Simulation of 3D flow field of RPVC in twin-screw extrusion under wall slip conditions

Three-dimensional isothermal flow fields of rigid polyvinyl chloride are calculated under different wall slip conditions in the metering section of the twin-screw extruder by using the evolution technique in POLYFLOW. The relationship between the shear stress at the screw wall and the slip velocity of the flowing melt obeys Navier's linear law. Calculations show that the differences in velocity, pressure, shear rate, and viscosity between partial-slip condition and full-slip condition are so small. Then, only the results of full-slip and no-slip conditions were presented in the paper.

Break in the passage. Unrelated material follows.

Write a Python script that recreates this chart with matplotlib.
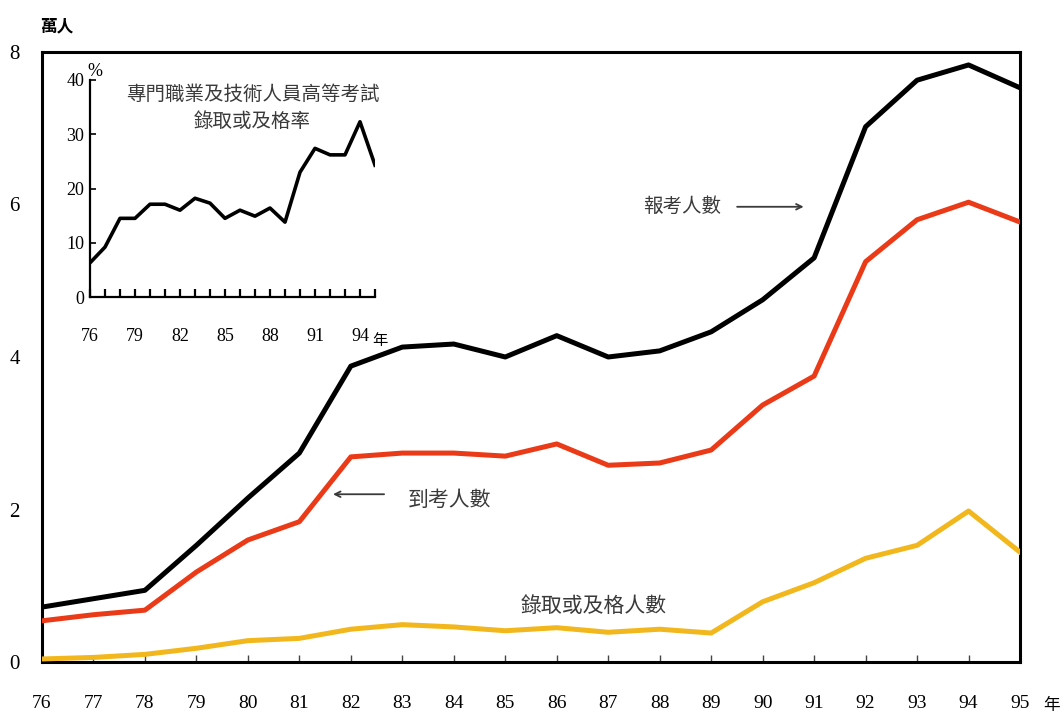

The results show, when the slip coefficient is smaller than the critical value, the pressure difference between the entrance and exit of the melting section of the twin-screw extruder and the volumetric flow rate are constant, corresponding to the full slip condition. When the slip coefficient exceeds the critical value, with the slip coefficient increasing, the pressure difference and the gradients of velocity and pressure increase. The residual stress of the product is thus reduced. Therefore, increasing wall slip is good for the stability of polymer extrusion and the product quality. By using the particle tracking analysis method, the dispersive and the distributive mixing of the twin-screw extruder under full slip and no slip conditions are also studied. Results show that the dispersive mixing performance of the extruder is better under no-slip conditions than under full-slip conditions, but the distributive mixing performance is better under slip conditions than no-slip conditions. The slip at the wall is good for the extrusion of heat-sensitive materials.